Biden is not using Title 42 to expel unaccompanied children (which is why “tens of thousands” are in custody — 10 percent testing positive for Covid), however, and increasingly is not using it for migrant families, either (that is why you have an $86 million hotel bill coming).

In fact, ICE promised the federal judge overseeing the Flores settlement agreement on March 27 that it would be releasing families “in 15 days or less”.

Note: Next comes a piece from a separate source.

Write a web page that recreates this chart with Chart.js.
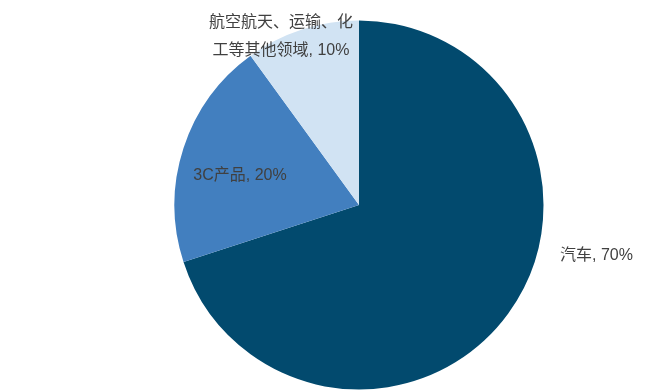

As an aside, it is my opinion that the decisions of the judge in question — the Hon. Dolly Gee of the U.S. District Court for the Central District of California — are the reason why we are seeing so many family migrants entering the United States (as I explained in a January 11 post), and that she has greater control over the situation at the border than President Biden does. If American voters understood that, more than 70 percent would be outraged.

Title 42 won’t last forever, though, and as soon as that cork is out of the bottle, we will reflect on March 2021 as the “good old days” at the border, as hundreds of thousands of migrants surge the border.

When that happens (not “if”), I can guarantee that the percentage of American voters demanding the president to take immediate action will surge well past 70 percent, as well.